I hope the best for Mulder. He has worked so hard and he deserves better than this.
It must be strange being a Cavaliers fan knowing LeBron James plans to escape to New York when his contract expires in TWO years.
Then again, it must be strange being a fan of a team for which the all-time memorable moment is Craig Ehlo getting burned by Michael Jordan.
“We’re all taking a huge hot-air balloon.” – Ryan Dempster, when asked if the Cubs’ eight All-Stars would be traveling together to New York.
“I’m struggling, bro. STRUH-GULL-ING! I’m terrified over the golf ball. I’ve got no idea what’s gonna happen. I just hope I don’t kill anybody.” – Charles Barkley, in a hilarious ESPN interview.
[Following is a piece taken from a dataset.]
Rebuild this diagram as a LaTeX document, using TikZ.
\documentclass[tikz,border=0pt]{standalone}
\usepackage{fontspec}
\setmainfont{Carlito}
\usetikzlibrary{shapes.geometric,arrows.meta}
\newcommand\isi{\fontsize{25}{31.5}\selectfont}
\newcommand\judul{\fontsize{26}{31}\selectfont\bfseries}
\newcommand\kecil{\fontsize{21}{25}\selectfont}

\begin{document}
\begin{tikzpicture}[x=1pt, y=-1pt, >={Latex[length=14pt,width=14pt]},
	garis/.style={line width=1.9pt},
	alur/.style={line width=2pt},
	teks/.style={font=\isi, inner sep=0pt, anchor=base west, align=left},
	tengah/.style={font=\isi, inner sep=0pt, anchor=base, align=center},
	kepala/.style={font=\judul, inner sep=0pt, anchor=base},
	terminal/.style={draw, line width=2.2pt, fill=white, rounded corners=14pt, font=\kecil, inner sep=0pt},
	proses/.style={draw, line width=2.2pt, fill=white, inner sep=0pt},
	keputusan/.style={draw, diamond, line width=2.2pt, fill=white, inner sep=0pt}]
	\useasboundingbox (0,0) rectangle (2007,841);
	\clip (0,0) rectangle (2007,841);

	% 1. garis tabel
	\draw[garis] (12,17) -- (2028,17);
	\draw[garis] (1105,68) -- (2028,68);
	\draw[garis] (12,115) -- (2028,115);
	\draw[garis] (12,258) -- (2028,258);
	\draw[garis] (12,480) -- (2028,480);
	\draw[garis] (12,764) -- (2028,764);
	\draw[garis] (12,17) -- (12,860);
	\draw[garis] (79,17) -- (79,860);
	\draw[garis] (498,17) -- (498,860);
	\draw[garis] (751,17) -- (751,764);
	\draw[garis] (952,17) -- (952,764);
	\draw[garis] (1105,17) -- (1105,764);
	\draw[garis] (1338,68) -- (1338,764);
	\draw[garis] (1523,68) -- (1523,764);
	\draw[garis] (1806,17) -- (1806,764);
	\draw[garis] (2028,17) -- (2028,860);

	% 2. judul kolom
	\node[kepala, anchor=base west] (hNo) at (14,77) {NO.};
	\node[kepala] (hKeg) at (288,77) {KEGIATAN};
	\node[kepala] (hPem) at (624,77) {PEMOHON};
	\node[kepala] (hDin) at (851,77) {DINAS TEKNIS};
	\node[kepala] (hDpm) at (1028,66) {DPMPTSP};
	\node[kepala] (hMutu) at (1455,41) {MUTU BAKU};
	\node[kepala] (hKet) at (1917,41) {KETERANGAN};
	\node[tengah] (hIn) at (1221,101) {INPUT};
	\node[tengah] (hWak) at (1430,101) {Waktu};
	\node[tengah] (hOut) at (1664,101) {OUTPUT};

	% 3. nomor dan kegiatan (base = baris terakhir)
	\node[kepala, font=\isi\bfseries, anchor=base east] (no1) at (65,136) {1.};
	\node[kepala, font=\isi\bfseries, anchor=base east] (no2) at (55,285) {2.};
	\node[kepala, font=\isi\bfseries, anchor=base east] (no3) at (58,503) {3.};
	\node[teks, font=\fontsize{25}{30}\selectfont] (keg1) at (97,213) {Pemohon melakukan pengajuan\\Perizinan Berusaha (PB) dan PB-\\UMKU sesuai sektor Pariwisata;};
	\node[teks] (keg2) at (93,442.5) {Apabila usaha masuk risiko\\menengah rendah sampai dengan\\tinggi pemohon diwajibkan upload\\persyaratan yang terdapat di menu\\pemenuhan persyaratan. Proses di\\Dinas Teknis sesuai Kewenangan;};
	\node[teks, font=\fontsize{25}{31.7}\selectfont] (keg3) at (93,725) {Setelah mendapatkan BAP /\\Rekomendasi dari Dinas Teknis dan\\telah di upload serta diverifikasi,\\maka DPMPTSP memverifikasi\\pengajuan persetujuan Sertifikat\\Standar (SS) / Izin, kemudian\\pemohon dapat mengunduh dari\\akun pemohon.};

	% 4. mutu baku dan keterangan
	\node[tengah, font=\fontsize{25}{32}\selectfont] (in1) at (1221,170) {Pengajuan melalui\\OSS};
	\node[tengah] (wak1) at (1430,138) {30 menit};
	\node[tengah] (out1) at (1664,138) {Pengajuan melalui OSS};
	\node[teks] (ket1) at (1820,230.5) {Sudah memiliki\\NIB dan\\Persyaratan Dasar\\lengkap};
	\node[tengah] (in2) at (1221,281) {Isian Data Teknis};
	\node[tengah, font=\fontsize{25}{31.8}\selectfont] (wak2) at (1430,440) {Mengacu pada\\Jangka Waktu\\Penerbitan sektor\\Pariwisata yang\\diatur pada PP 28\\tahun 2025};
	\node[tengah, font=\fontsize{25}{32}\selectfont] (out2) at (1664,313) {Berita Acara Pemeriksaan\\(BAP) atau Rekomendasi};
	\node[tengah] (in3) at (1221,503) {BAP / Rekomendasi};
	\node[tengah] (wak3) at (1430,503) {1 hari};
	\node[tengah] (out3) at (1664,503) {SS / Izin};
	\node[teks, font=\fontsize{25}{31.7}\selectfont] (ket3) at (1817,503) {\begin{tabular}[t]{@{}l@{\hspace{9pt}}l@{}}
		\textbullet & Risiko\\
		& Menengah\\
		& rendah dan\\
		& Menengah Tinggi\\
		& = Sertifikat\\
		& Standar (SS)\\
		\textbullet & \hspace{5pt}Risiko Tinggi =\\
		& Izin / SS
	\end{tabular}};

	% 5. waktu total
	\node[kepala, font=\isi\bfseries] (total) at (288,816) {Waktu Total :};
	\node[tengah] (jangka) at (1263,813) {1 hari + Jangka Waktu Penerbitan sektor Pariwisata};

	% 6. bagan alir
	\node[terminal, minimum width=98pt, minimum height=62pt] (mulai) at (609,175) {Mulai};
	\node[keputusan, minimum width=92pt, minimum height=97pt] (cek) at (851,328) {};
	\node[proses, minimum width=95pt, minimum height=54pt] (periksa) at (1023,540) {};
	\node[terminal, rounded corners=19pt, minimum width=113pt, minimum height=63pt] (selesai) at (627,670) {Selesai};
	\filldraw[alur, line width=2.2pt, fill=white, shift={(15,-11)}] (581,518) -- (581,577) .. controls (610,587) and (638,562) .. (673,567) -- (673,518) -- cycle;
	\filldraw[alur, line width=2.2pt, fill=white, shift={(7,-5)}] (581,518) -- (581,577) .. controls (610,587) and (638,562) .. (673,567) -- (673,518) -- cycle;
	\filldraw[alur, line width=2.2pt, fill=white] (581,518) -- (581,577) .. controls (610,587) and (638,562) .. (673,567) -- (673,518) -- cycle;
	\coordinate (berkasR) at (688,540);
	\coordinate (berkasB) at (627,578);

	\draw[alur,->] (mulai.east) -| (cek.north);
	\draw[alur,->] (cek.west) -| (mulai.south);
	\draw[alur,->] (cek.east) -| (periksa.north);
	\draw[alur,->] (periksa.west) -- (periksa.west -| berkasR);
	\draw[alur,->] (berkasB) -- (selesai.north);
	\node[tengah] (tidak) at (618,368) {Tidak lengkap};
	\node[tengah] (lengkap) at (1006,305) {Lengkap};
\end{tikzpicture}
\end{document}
“Any place, any time. You watch his batting practice. He’s got the most pop on the team.” - Cubs catcher Geovany Soto, claiming pitcher Carlos Zambrano could win Home Run Derby.
“Good. Glad we’re adding seats. More income, more good players.” - La Russa, when told the July 5 crowd was the largest ever at new Busch Stadium.
“If he ignores me, I’ll punch him in the mouth.” -Edmonds, joking with the media, amidst his feud with La Russa.